**To do**
Return the material word for word. Do not include the pictures.

:::::

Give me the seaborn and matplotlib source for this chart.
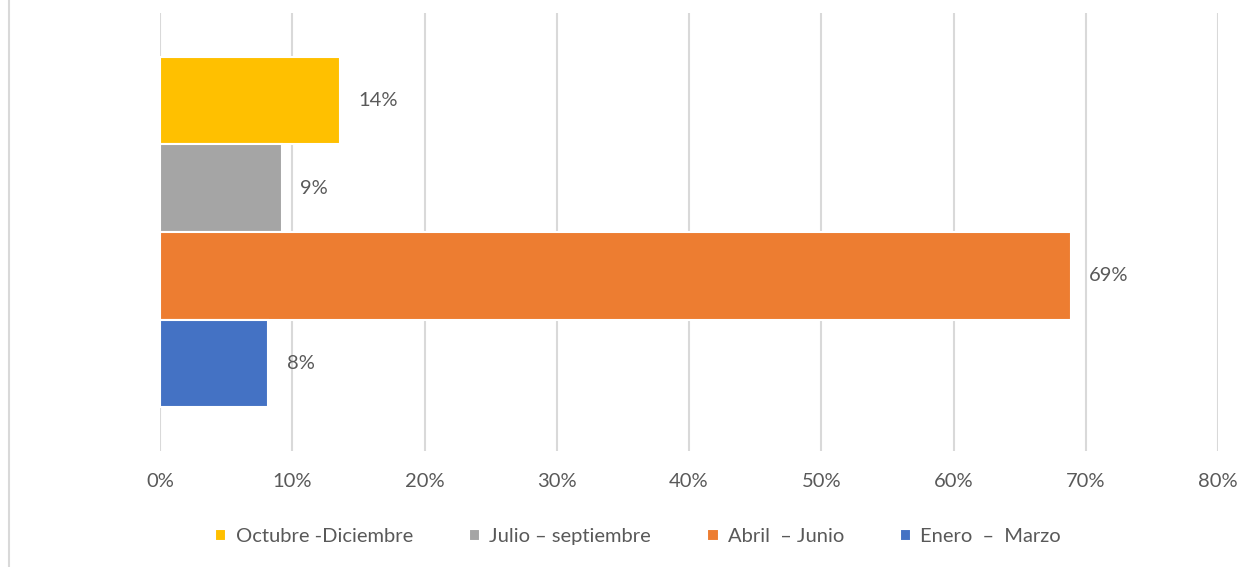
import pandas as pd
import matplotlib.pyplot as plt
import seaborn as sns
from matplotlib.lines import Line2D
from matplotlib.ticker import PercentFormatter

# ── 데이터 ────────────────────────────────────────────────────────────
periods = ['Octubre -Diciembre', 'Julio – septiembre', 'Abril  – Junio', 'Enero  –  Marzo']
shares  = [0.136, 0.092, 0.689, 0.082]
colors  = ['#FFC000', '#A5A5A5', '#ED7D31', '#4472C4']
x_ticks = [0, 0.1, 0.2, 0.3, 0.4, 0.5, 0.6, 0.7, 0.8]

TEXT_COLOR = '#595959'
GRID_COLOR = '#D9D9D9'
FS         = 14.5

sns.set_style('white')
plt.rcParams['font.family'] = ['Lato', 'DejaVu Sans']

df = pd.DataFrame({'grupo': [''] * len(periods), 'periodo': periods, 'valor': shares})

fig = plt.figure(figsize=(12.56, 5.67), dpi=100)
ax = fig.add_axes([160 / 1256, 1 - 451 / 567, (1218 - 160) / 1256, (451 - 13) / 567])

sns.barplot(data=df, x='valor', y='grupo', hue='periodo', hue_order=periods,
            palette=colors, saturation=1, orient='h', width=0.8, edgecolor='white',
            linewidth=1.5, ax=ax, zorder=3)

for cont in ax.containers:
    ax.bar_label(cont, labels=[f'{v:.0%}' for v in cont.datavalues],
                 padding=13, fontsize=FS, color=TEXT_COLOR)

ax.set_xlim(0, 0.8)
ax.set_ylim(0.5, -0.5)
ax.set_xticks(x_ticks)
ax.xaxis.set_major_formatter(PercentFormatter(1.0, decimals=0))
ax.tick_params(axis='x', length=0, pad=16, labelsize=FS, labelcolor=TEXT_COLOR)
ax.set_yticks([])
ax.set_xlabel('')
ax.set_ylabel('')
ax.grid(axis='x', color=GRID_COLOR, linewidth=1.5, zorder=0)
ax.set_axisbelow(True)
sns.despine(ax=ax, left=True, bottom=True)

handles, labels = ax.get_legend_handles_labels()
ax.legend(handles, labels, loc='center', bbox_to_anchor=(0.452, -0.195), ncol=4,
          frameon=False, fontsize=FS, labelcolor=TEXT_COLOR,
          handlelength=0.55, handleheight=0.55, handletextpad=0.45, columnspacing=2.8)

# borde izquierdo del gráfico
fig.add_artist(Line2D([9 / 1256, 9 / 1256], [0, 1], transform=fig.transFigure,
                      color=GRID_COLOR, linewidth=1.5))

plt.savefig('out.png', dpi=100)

:::::

**Exercise result**
Give me the seaborn and matplotlib source for this chart.
import pandas as pd
import matplotlib.pyplot as plt
import seaborn as sns
from matplotlib.lines import Line2D
from matplotlib.ticker import PercentFormatter

# ── 데이터 ────────────────────────────────────────────────────────────
periods = ['Octubre -Diciembre', 'Julio – septiembre', 'Abril  – Junio', 'Enero  –  Marzo']
shares  = [0.136, 0.092, 0.689, 0.082]
colors  = ['#FFC000', '#A5A5A5', '#ED7D31', '#4472C4']
x_ticks = [0, 0.1, 0.2, 0.3, 0.4, 0.5, 0.6, 0.7, 0.8]

TEXT_COLOR = '#595959'
GRID_COLOR = '#D9D9D9'
FS         = 14.5

sns.set_style('white')
plt.rcParams['font.family'] = ['Lato', 'DejaVu Sans']

df = pd.DataFrame({'grupo': [''] * len(periods), 'periodo': periods, 'valor': shares})

fig = plt.figure(figsize=(12.56, 5.67), dpi=100)
ax = fig.add_axes([160 / 1256, 1 - 451 / 567, (1218 - 160) / 1256, (451 - 13) / 567])

sns.barplot(data=df, x='valor', y='grupo', hue='periodo', hue_order=periods,
            palette=colors, saturation=1, orient='h', width=0.8, edgecolor='white',
            linewidth=1.5, ax=ax, zorder=3)

for cont in ax.containers:
    ax.bar_label(cont, labels=[f'{v:.0%}' for v in cont.datavalues],
                 padding=13, fontsize=FS, color=TEXT_COLOR)

ax.set_xlim(0, 0.8)
ax.set_ylim(0.5, -0.5)
ax.set_xticks(x_ticks)
ax.xaxis.set_major_formatter(PercentFormatter(1.0, decimals=0))
ax.tick_params(axis='x', length=0, pad=16, labelsize=FS, labelcolor=TEXT_COLOR)
ax.set_yticks([])
ax.set_xlabel('')
ax.set_ylabel('')
ax.grid(axis='x', color=GRID_COLOR, linewidth=1.5, zorder=0)
ax.set_axisbelow(True)
sns.despine(ax=ax, left=True, bottom=True)

handles, labels = ax.get_legend_handles_labels()
ax.legend(handles, labels, loc='center', bbox_to_anchor=(0.452, -0.195), ncol=4,
          frameon=False, fontsize=FS, labelcolor=TEXT_COLOR,
          handlelength=0.55, handleheight=0.55, handletextpad=0.45, columnspacing=2.8)

# borde izquierdo del gráfico
fig.add_artist(Line2D([9 / 1256, 9 / 1256], [0, 1], transform=fig.transFigure,
                      color=GRID_COLOR, linewidth=1.5))

plt.savefig('out.png', dpi=100)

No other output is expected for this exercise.